L'ennesimo dramma
Detenuta si uccide nel carcere di Torino, è il 32esimo suicidio nel 2023: sarebbe uscita tra meno di due mesi
Cronaca - di Carmine Di Niro
Si è tolta la vita mercoledì sera a Torino, all’interno del carcere delle Vallette: è la prima donna quest’anno. A denunciare l’ennesimo suicidio, il 32esimo dall’inizio del 2023, è il Garante nazionale dei diritti dei detenuti.
Graziana O., una 52enne arrivata alla fine di una detenzione di quattro anni e 10 mesi, sarebbe uscita dal carcere tra poco meno di due mesi (il 21 agosto) alla fine di una pena che stava scontando dal Ferragosto del 2019, con l’accusa di aver tentato di strangolare il compagno. Un suicidio che sconvolge per il contesto in cui è maturato: il percorso della vittima, spiega il Garante, presentava tutti i segni della positività, considerata la mancanza di sanzioni disciplinari, la concessione di quasi un anno di liberazione anticipata, la collocazione nella sezione ‘a trattamento intensificato’.
Il corpo della 52enne è stato trovato poco dopo le 19 di mercoledì: la detenuta si è uccisa realizzando un cappio artigianale, fatto con i propri indumenti, nel padiglione femminile della Casa Circondariale di Torino alle Vallette. Il cadavere, spiegano dal sindacato di polizia penitenziaria Osapp, è stato rinvenuto nel bagno.
L’avvocato della donna, Mattia Fió, spiega all’edizione torinese di Repubblica che la sua assistita “aveva ottenuto per il buon comportamento un anno di liberazione anticipata. Nell’ultimo periodo la sua situazione di fragilità era conosciuta ed era per questo supportata anche a livello farmacologico. Aveva esternato le sue paure di uscire dal carcere e approcciare una nuova vita fuori sia a me che alle due figlie. Durante il processo era emersa la storia difficile, di violenze e minacce reciproche con il compagno, e per questo aveva ottenuto tutte le attenuanti possibili“.

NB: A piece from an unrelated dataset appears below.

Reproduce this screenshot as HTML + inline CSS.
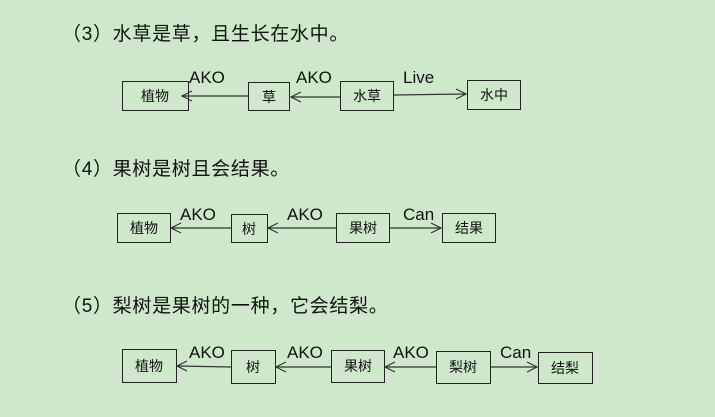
<!DOCTYPE html>
<html><head><meta charset="utf-8"><style>
html,body{margin:0;padding:0;background:#cfe8cc;}
svg{display:block}
.h{font-family:"Liberation Sans","Noto Sans CJK SC",sans-serif;font-size:19px;fill:#111;letter-spacing:0.7px}
.n{font-family:"Liberation Sans","Noto Sans CJK SC",sans-serif;font-size:14px;fill:#111;text-anchor:middle;dominant-baseline:central}
.l{font-family:"Liberation Sans",sans-serif;font-size:17px;fill:#111}
rect{fill:none;stroke:#222;stroke-width:1}
line{stroke:#333;stroke-width:1.2}
polyline{fill:none;stroke:#333;stroke-width:1.2}
</style></head><body>
<svg width="715" height="417" viewBox="0 0 715 417">
<text class="h" x="62" y="40">（3）水草是草，且生长在水中。</text>
<text class="h" x="62" y="175">（4）果树是树且会结果。</text>
<text class="h" x="62" y="312">（5）梨树是果树的一种，它会结梨。</text>

<rect x="122.5" y="81.5" width="66" height="29"/><text class="n" x="155" y="96">植物</text>
<rect x="248.5" y="82.5" width="41" height="28"/><text class="n" x="269" y="97">草</text>
<rect x="340.5" y="81.5" width="53" height="29"/><text class="n" x="367" y="96">水草</text>
<rect x="467.5" y="80.5" width="53" height="29"/><text class="n" x="494" y="95">水中</text>
<line x1="248" y1="96" x2="182" y2="96"/><polyline points="192,91 182,96 192,101"/>
<line x1="340" y1="97" x2="291" y2="97"/><polyline points="301,92 291,97 301,102"/>
<line x1="394" y1="95" x2="466" y2="94"/><polyline points="456,89 466,94 456,99"/>
<text class="l" x="189" y="83">AKO</text>
<text class="l" x="296" y="83">AKO</text>
<text class="l" x="403" y="83">Live</text>

<rect x="117.5" y="213.5" width="53" height="29"/><text class="n" x="144" y="228">植物</text>
<rect x="231.5" y="214.5" width="36" height="28"/><text class="n" x="249" y="229">树</text>
<rect x="336.5" y="213.5" width="53" height="29"/><text class="n" x="363" y="228">果树</text>
<rect x="442.5" y="213.5" width="53" height="29"/><text class="n" x="469" y="228">结果</text>
<line x1="231" y1="228" x2="171" y2="228"/><polyline points="181,223 171,228 181,233"/>
<line x1="336" y1="228" x2="268" y2="228"/><polyline points="278,223 268,228 278,233"/>
<line x1="390" y1="228" x2="441" y2="228"/><polyline points="431,223 441,228 431,233"/>
<text class="l" x="180" y="220">AKO</text>
<text class="l" x="287" y="220">AKO</text>
<text class="l" x="403" y="220">Can</text>

<rect x="122.5" y="349.5" width="54" height="33"/><text class="n" x="149" y="366">植物</text>
<rect x="231.5" y="350.5" width="44" height="33"/><text class="n" x="253" y="367">树</text>
<rect x="331.5" y="350.5" width="53" height="32"/><text class="n" x="358" y="366">果树</text>
<rect x="436.5" y="351.5" width="54" height="32"/><text class="n" x="463" y="367">梨树</text>
<rect x="538.5" y="352.5" width="54" height="31"/><text class="n" x="565" y="368">结梨</text>
<line x1="231" y1="367" x2="177" y2="366"/><polyline points="187,361 177,366 187,371"/>
<line x1="331" y1="367" x2="276" y2="367"/><polyline points="286,362 276,367 286,372"/>
<line x1="436" y1="367" x2="385" y2="367"/><polyline points="395,362 385,367 395,372"/>
<line x1="491" y1="367" x2="537" y2="367"/><polyline points="527,362 537,367 527,372"/>
<text class="l" x="189" y="358">AKO</text>
<text class="l" x="287" y="358">AKO</text>
<text class="l" x="393" y="358">AKO</text>
<text class="l" x="500" y="358">Can</text>
</svg>
</body></html>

“Il suicidio di chi è prossimo all’uscita in libertà, magari dopo aver scontato una lunga pena, non è ragionevolmente riconducibile a elementi, come il degrado delle strutture o la densità della popolazione detenuta, che si sono sperimentati lungo tutto il corso della detenzione – spiega il Garante – Una riflessione analoga vale per chi si suicida a poche ore, a pochi giorni dall’ingresso in carcere, 15 nel 2022, sul totale degli 85 suicidi, di cui 10 nelle prime 24 ore: oltre alla drammaticità del vissuto che ha determinato la detenzione, non è tanto l’impatto con le condizioni del carcere a poter determinare quel gesto, quanto la percezione della persona di essere caduta in un buco nero senza vie d’uscita. Per questo e più ancora che per tutte le altre situazioni, la morte di chi è vicino a tornare in libertà interroga e coinvolge implacabilmente tutta la società civile: le reti di sostegno sociale come l’intera comunità, assenti rispetto al dovere civico di reintegrare chi ha terminato di scontare una pena“.
Sull’ennesimo suicidio in carcere è intervenuta la senatrice dell’Alleanza Verdi e Sinistra Ilaria Cucchi: “Ogni volta che una persona in regime di detenzione arriva a togliersi la vita significa che lo Stato ha fallito. L’ennesimo suicidio conferma un dramma che coinvolge sia i detenuti che gli agenti di custodia. Bisogna fare di tutto per garantire i diritti di chi è rinchiuso in una cella. In primis, ridurre il sovraffollamento e assicurare sempre un costante supporto psicologico, indispensabile per i più fragili. Le carceri devono essere luoghi rieducativi, non certo la tomba delle persone e la privazione della libertà dovrebbe essere l’estrema ratio per i reati più gravi. Come diceva Voltaire ‘la civiltà di una nazione si misura osservando le condizioni delle proprie carceri’ e le nostre sono messe davvero male“.